PROBLEM TO SOLVE: Each line from the top of the listing through the one holding "const yTicks = [7.8, 9.8, 11.8, 13.8, 15.8, 17.8];" should be restated word for word, with nothing added and no pictures.

SUPPLIED MATERIAL:
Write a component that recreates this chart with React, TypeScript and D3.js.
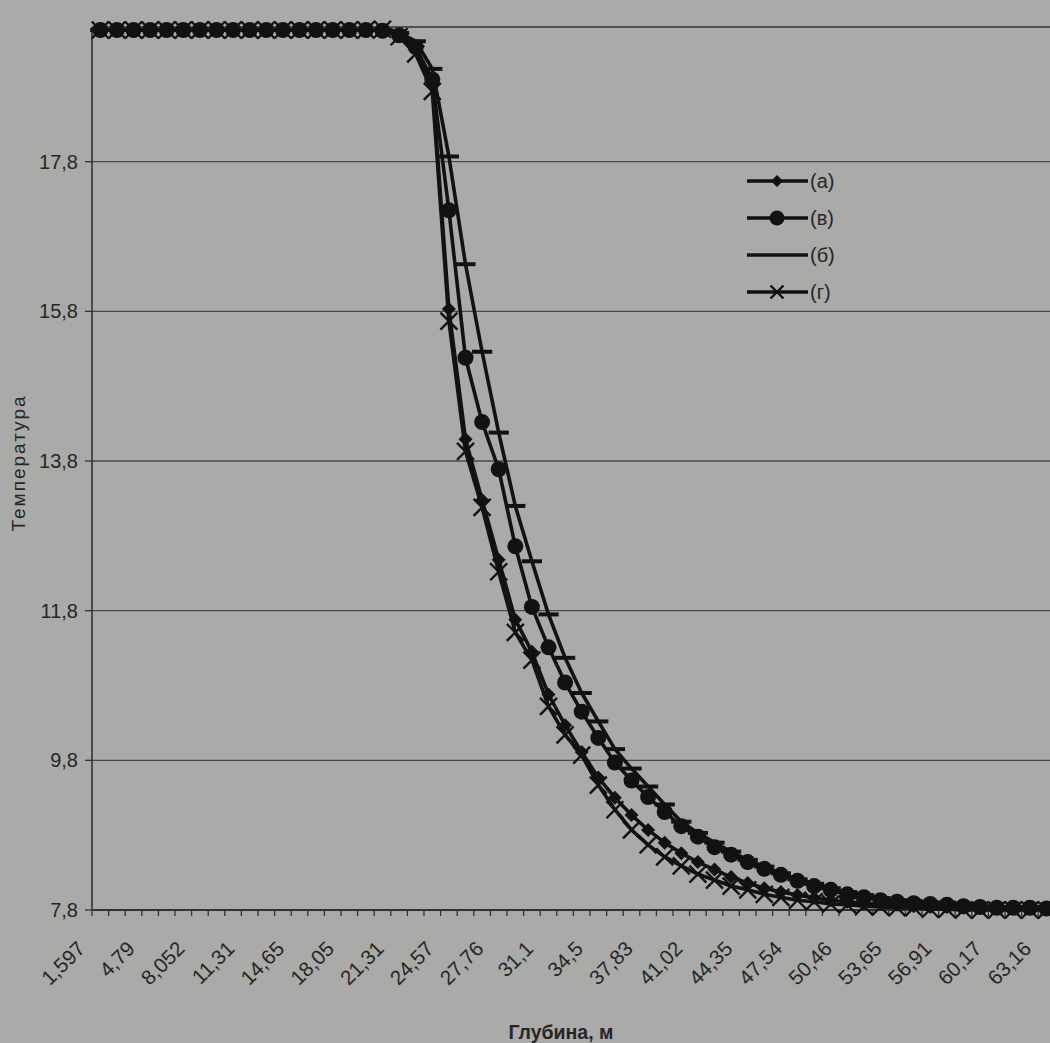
import React, { useEffect, useRef } from "react";
import * as d3 from "d3";

// depth tick labels (every 3rd category is labelled on the axis)
const tickLabels = ["1,597", "4,79", "8,052", "11,31", "14,65", "18,05", "21,31", "24,57", "27,76", "31,1",
  "34,5", "37,83", "41,02", "44,35", "47,54", "50,46", "53,65", "56,91", "60,17", "63,16"];
const labelStep = 3;
const yTicks = [7.8, 9.8, 11.8, 13.8, 15.8, 17.8];

const seriesA = [19.56, 19.56, 19.56, 19.56, 19.56, 19.56, 19.56, 19.56, 19.56, 19.56, 19.56, 19.56, 19.56, 19.56, 19.56, 19.56, 19.56,
  19.56, 19.50, 19.30, 18.84, 15.83, 14.09, 13.28, 12.48, 11.68, 11.25, 10.68, 10.27, 9.91, 9.57, 9.30, 9.07, 8.87, 8.70,
  8.56, 8.44, 8.34, 8.24, 8.16, 8.09, 8.04, 8.00, 7.96, 7.93, 7.91, 7.89, 7.88, 7.87, 7.85, 7.84, 7.84, 7.83, 7.83, 7.83,
  7.83, 7.82, 7.82, 7.82];
const seriesV = [19.56, 19.56, 19.56, 19.56, 19.56, 19.56, 19.56, 19.56, 19.56, 19.56, 19.56, 19.56, 19.56, 19.56, 19.56, 19.56, 19.56,
  19.55, 19.49, 19.33, 18.90, 17.15, 15.18, 14.32, 13.69, 12.66, 11.85, 11.31, 10.84, 10.45, 10.10, 9.77, 9.53, 9.31, 9.11,
  8.92, 8.78, 8.64, 8.54, 8.44, 8.35, 8.27, 8.19, 8.12, 8.07, 8.01, 7.97, 7.93, 7.91, 7.89, 7.88, 7.87, 7.85, 7.84, 7.83,
  7.83, 7.83, 7.82, 7.82];
const seriesB = [19.56, 19.56, 19.56, 19.56, 19.56, 19.56, 19.56, 19.56, 19.56, 19.56, 19.56, 19.56, 19.56, 19.56, 19.56, 19.56, 19.56,
  19.56, 19.52, 19.41, 19.04, 17.87, 16.43, 15.26, 14.18, 13.20, 12.46, 11.75, 11.17, 10.70, 10.32, 9.95, 9.69, 9.45, 9.21,
  8.98, 8.83, 8.70, 8.58, 8.47, 8.38, 8.29, 8.21, 8.15, 8.09, 8.04, 8.00, 7.96, 7.93, 7.91, 7.89, 7.88, 7.87, 7.85, 7.84,
  7.84, 7.84, 7.84, 7.84];
const seriesG = [19.56, 19.56, 19.56, 19.56, 19.56, 19.56, 19.56, 19.56, 19.56, 19.56, 19.56, 19.56, 19.56, 19.56, 19.56, 19.56, 19.56,
  19.57, 19.47, 19.24, 18.74, 15.67, 13.93, 13.18, 12.32, 11.51, 11.14, 10.52, 10.14, 9.87, 9.47, 9.14, 8.87, 8.67, 8.51,
  8.39, 8.28, 8.20, 8.12, 8.07, 8.01, 7.97, 7.93, 7.91, 7.88, 7.87, 7.85, 7.84, 7.83, 7.83, 7.81, 7.81, 7.80, 7.80, 7.80,
  7.80, 7.80, 7.80, 7.80];

const seriesNames = ["(а)", "(в)", "(б)", "(г)"];
const seriesMarks = ["diamond", "circle", "dash", "x"];

const W = 1050, H = 1043;
const margin = { left: 92, top: 27, bottom: 910 };
const catWidth = 16.6;
const ink = "#121212";
const textInk = "#262626";
const font = "'Liberation Sans', Arial, sans-serif";

function drawMarker(g: any, kind: string, x: number, y: number, s: number) {
  if (kind === "diamond") {
    g.append("path").attr("d", `M${x},${y - s}L${x + s},${y}L${x},${y + s}L${x - s},${y}Z`).attr("fill", ink);
  } else if (kind === "circle") {
    g.append("circle").attr("cx", x).attr("cy", y).attr("r", s).attr("fill", ink);
  } else if (kind === "dash") {
    g.append("line").attr("x1", x - s * 1.35).attr("x2", x + s * 1.35).attr("y1", y).attr("y2", y)
      .attr("stroke", ink).attr("stroke-width", 4);
  } else {
    g.append("path").attr("d", `M${x - s},${y - s}L${x + s},${y + s}M${x - s},${y + s}L${x + s},${y - s}`)
      .attr("stroke", ink).attr("stroke-width", 2.4);
  }
}

export default function App() {
  const ref = useRef<SVGSVGElement>(null);

  useEffect(() => {
    const svg = d3.select(ref.current);
    svg.selectAll("*").remove();
    const all = [seriesA, seriesV, seriesB, seriesG];
    const n = seriesA.length;

    const x = d3.scaleBand<number>().domain(d3.range(n)).range([margin.left, margin.left + n * catWidth]).padding(0);
    const y = d3.scaleLinear().domain([7.8, 19.6]).range([margin.bottom, margin.top]);
    const cx = (i: number) => (x(i) as number) + x.bandwidth() / 2;

    svg.append("rect").attr("width", W).attr("height", H).attr("fill", "#aaaaa8");

    // gridlines + y labels
    svg.selectAll(".grid").data(yTicks.slice(1)).join("line")
      .attr("x1", margin.left).attr("x2", W).attr("y1", d => y(d)).attr("y2", d => y(d))
      .attr("stroke", "#4a4a4a").attr("stroke-width", 1.3);
    svg.append("line").attr("x1", margin.left).attr("x2", W).attr("y1", margin.top).attr("y2", margin.top)
      .attr("stroke", "#333").attr("stroke-width", 1.6);
    svg.selectAll(".ytick").data(yTicks).join("line")
      .attr("x1", margin.left - 7).attr("x2", margin.left).attr("y1", d => y(d)).attr("y2", d => y(d))
      .attr("stroke", "#333").attr("stroke-width", 1.3);
    svg.selectAll(".ylab").data(yTicks).join("text")
      .attr("x", margin.left - 14).attr("y", d => y(d) + 7)
      .attr("text-anchor", "end").attr("font-family", font).attr("font-size", 20).attr("fill", textInk)
      .text(d => d3.format(".1f")(d).replace(".", ","));

    // axes
    svg.append("line").attr("x1", margin.left).attr("x2", margin.left).attr("y1", margin.top).attr("y2", margin.bottom)
      .attr("stroke", "#333").attr("stroke-width", 1.6);
    svg.append("line").attr("x1", margin.left).attr("x2", W).attr("y1", margin.bottom).attr("y2", margin.bottom)
      .attr("stroke", "#333").attr("stroke-width", 2);
    svg.selectAll(".xtick").data(d3.range(n + 1)).join("line")
      .attr("x1", d => margin.left + d * x.bandwidth()).attr("x2", d => margin.left + d * x.bandwidth())
      .attr("y1", margin.bottom).attr("y2", margin.bottom + 6)
      .attr("stroke", "#333").attr("stroke-width", 1.3);
    svg.selectAll(".xlab").data(tickLabels).join("text")
      .attr("transform", (d, k) => `translate(${cx(k * labelStep) - 14},${margin.bottom + 40}) rotate(-45)`)
      .attr("text-anchor", "end").attr("font-family", font).attr("font-size", 20.5).attr("fill", textInk)
      .text(d => d);

    svg.append("text").attr("x", 561).attr("y", 1039).attr("text-anchor", "middle")
      .attr("font-family", font).attr("font-size", 19.5).attr("font-weight", "bold").attr("fill", textInk)
      .text("Глубина, м");
    svg.append("text").attr("transform", "translate(25,463) rotate(-90)").attr("text-anchor", "middle")
      .attr("font-family", font).attr("font-size", 19).attr("letter-spacing", 2).attr("fill", textInk)
      .text("Температура");

    // series
    const line = d3.line<number>().x((d, i) => cx(i)).y(d => y(d));
    all.forEach((vals, k) => {
      const g = svg.append("g");
      g.append("path").datum(vals).attr("d", line).attr("fill", "none")
        .attr("stroke", ink).attr("stroke-width", 3.6).attr("stroke-linejoin", "round");
      const size = [7, 8, 7.5, 8.5][k];
      vals.forEach((v, i) => drawMarker(g, seriesMarks[k], cx(i), y(v), size));
    });

    // legend
    const lg = svg.append("g");
    seriesNames.forEach((name, k) => {
      const ly = 181 + k * 37;
      lg.append("line").attr("x1", 747).attr("x2", 808).attr("y1", ly).attr("y2", ly)
        .attr("stroke", ink).attr("stroke-width", 3.4);
      if (seriesMarks[k] !== "dash") drawMarker(lg, seriesMarks[k], 777, ly, [6, 7.5, 0, 6.5][k]);
      lg.append("text").attr("x", 810).attr("y", ly + 7).attr("font-family", font).attr("font-size", 20)
        .attr("fill", textInk).text(name);
    });
  }, []);

  return (
    <svg ref={ref} width={W} height={H} style={{ position: "absolute", left: 0, top: 0 }} />
  );
}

EXERCISE RESULT:
Write a component that recreates this chart with React, TypeScript and D3.js.
import React, { useEffect, useRef } from "react";
import * as d3 from "d3";

// depth tick labels (every 3rd category is labelled on the axis)
const tickLabels = ["1,597", "4,79", "8,052", "11,31", "14,65", "18,05", "21,31", "24,57", "27,76", "31,1",
  "34,5", "37,83", "41,02", "44,35", "47,54", "50,46", "53,65", "56,91", "60,17", "63,16"];
const labelStep = 3;
const yTicks = [7.8, 9.8, 11.8, 13.8, 15.8, 17.8];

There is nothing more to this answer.